Researchers have considered many reasons for the rise in the nonmarital birthrate—the welfare state, the decline of morals, the increasing independence of women, even gay marriage. But one that people on neither the left nor the right talk about much is how it’s connected to abortion. The working class had long dealt with the inconvenient fact of an accidental pregnancy through the shotgun marriage. As blue-collar jobs paying a family wage have disappeared, however, so has early marriage. Women are then left with two choices: They can delay childbearing (which might entail getting an abortion at some point) until the right man comes along or get more comfortable with the idea of becoming single mothers. College-educated elites have endorsed the first option, but everyone else is drifting toward the second. In geographical regions and social classes where the stigma for having an abortion is high, the nonmarital birthrate is also high. Without really thinking about it or setting up any structures to support it, women in more conservative communities are raising children alone. This is a legacy the pro-life movement has not really grappled with.
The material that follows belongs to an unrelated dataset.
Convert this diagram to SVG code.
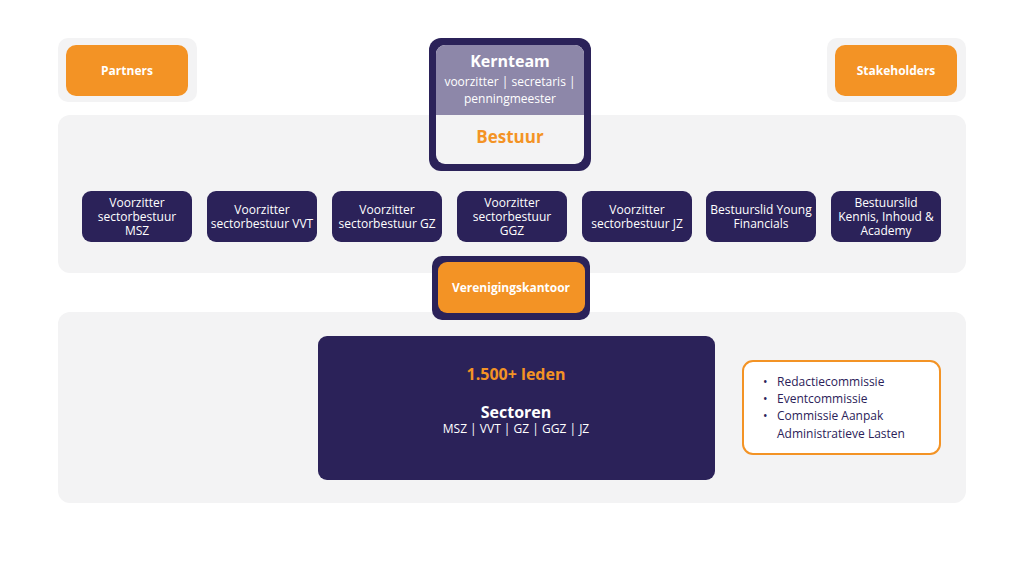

It is worth noting that there is a lot of complexity hiding behind "single" vs. "married" motherhood. Because of these social forces, conservatives tend to conflate women giving birth without being married first with women raising children alone. In reality, a lot of "unwed" mothers are living with the fathers and many of them will eventually marry. In addition, a lot of single mothers were married but have divorced the fathers. High rates of single parenthood do not suggest that people are abandoning marriage or partnership as an ideal.
And let's be clear: None of this means that the right has given up the idea that women should be punished for having sex. The anti-abortion and anti-contraception crackdown makes that abundantly clear. Bullying, guilt-tripping, or forcing women to become single mothers instead of choosing abortion is just a way to create "consequences" for sex. They've just learned to dress it up a little more to make it seem a little less hateful. But Bush's 1995 book is a nice reminder of the ugly thoughts lurking under the pretty, faux-compassionate smiles.